What is asked | Provide an exact copy of the data, excluding the images.

Data |
BEGIN
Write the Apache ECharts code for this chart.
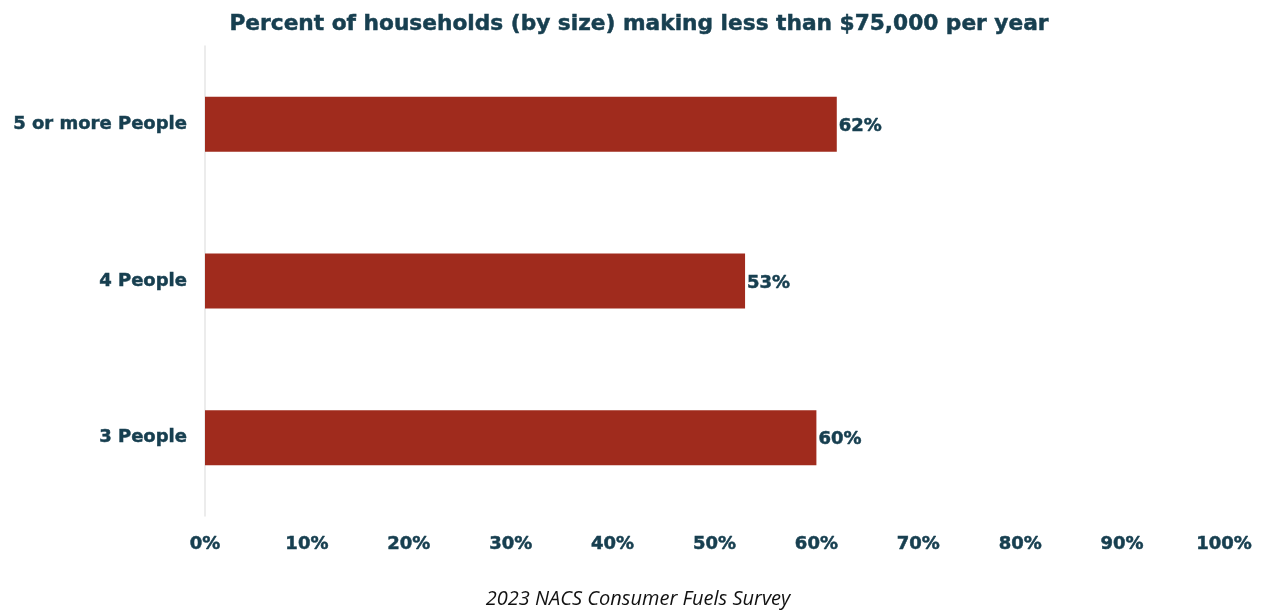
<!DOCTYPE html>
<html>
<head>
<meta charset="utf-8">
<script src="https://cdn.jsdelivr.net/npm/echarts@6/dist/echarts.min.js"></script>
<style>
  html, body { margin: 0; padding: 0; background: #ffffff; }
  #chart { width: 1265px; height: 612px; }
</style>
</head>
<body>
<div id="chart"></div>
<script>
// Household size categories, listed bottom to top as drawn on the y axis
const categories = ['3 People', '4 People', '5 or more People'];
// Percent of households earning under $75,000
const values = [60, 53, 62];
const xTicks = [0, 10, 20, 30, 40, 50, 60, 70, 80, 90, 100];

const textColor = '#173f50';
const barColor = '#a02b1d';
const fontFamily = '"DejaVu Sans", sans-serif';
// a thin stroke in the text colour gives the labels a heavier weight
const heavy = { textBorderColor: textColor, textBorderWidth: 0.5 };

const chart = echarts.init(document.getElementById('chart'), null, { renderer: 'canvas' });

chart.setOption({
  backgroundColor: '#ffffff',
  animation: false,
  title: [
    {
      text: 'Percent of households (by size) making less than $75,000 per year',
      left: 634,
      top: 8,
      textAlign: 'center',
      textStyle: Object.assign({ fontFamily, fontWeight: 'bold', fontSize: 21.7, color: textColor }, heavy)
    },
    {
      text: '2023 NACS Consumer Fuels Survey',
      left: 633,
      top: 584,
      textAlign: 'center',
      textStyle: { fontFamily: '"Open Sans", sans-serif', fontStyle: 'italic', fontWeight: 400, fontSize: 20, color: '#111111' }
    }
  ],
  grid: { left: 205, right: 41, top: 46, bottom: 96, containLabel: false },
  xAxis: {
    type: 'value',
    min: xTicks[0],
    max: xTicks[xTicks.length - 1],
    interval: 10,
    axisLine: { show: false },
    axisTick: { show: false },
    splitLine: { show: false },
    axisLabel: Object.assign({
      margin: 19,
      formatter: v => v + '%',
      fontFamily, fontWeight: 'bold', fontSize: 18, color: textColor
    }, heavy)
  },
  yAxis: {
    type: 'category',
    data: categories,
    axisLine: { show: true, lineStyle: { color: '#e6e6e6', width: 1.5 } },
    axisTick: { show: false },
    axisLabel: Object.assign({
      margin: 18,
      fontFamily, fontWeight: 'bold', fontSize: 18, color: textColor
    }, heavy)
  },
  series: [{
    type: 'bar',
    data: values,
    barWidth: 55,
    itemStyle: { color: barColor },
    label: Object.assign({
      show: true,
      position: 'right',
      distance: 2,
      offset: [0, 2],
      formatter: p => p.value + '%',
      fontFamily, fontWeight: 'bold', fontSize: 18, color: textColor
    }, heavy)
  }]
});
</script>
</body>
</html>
END
Final answer |
Write the Apache ECharts code for this chart.
<!DOCTYPE html>
<html>
<head>
<meta charset="utf-8">
<script src="https://cdn.jsdelivr.net/npm/echarts@6/dist/echarts.min.js"></script>
<style>
  html, body { margin: 0; padding: 0; background: #ffffff; }
  #chart { width: 1265px; height: 612px; }
</style>
</head>
<body>
<div id="chart"></div>
<script>
// Household size categories, listed bottom to top as drawn on the y axis
const categories = ['3 People', '4 People', '5 or more People'];
// Percent of households earning under $75,000
const values = [60, 53, 62];
const xTicks = [0, 10, 20, 30, 40, 50, 60, 70, 80, 90, 100];

const textColor = '#173f50';
const barColor = '#a02b1d';
const fontFamily = '"DejaVu Sans", sans-serif';
// a thin stroke in the text colour gives the labels a heavier weight
const heavy = { textBorderColor: textColor, textBorderWidth: 0.5 };

const chart = echarts.init(document.getElementById('chart'), null, { renderer: 'canvas' });

chart.setOption({
  backgroundColor: '#ffffff',
  animation: false,
  title: [
    {
      text: 'Percent of households (by size) making less than $75,000 per year',
      left: 634,
      top: 8,
      textAlign: 'center',
      textStyle: Object.assign({ fontFamily, fontWeight: 'bold', fontSize: 21.7, color: textColor }, heavy)
    },
    {
      text: '2023 NACS Consumer Fuels Survey',
      left: 633,
      top: 584,
      textAlign: 'center',
      textStyle: { fontFamily: '"Open Sans", sans-serif', fontStyle: 'italic', fontWeight: 400, fontSize: 20, color: '#111111' }
    }
  ],
  grid: { left: 205, right: 41, top: 46, bottom: 96, containLabel: false },
  xAxis: {
    type: 'value',
    min: xTicks[0],
    max: xTicks[xTicks.length - 1],
    interval: 10,
    axisLine: { show: false },
    axisTick: { show: false },
    splitLine: { show: false },
    axisLabel: Object.assign({
      margin: 19,
      formatter: v => v + '%',
      fontFamily, fontWeight: 'bold', fontSize: 18, color: textColor
    }, heavy)
  },
  yAxis: {
    type: 'category',
    data: categories,
    axisLine: { show: true, lineStyle: { color: '#e6e6e6', width: 1.5 } },
    axisTick: { show: false },
    axisLabel: Object.assign({
      margin: 18,
      fontFamily, fontWeight: 'bold', fontSize: 18, color: textColor
    }, heavy)
  },
  series: [{
    type: 'bar',
    data: values,
    barWidth: 55,
    itemStyle: { color: barColor },
    label: Object.assign({
      show: true,
      position: 'right',
      distance: 2,
      offset: [0, 2],
      formatter: p => p.value + '%',
      fontFamily, fontWeight: 'bold', fontSize: 18, color: textColor
    }, heavy)
  }]
});
</script>
</body>
</html>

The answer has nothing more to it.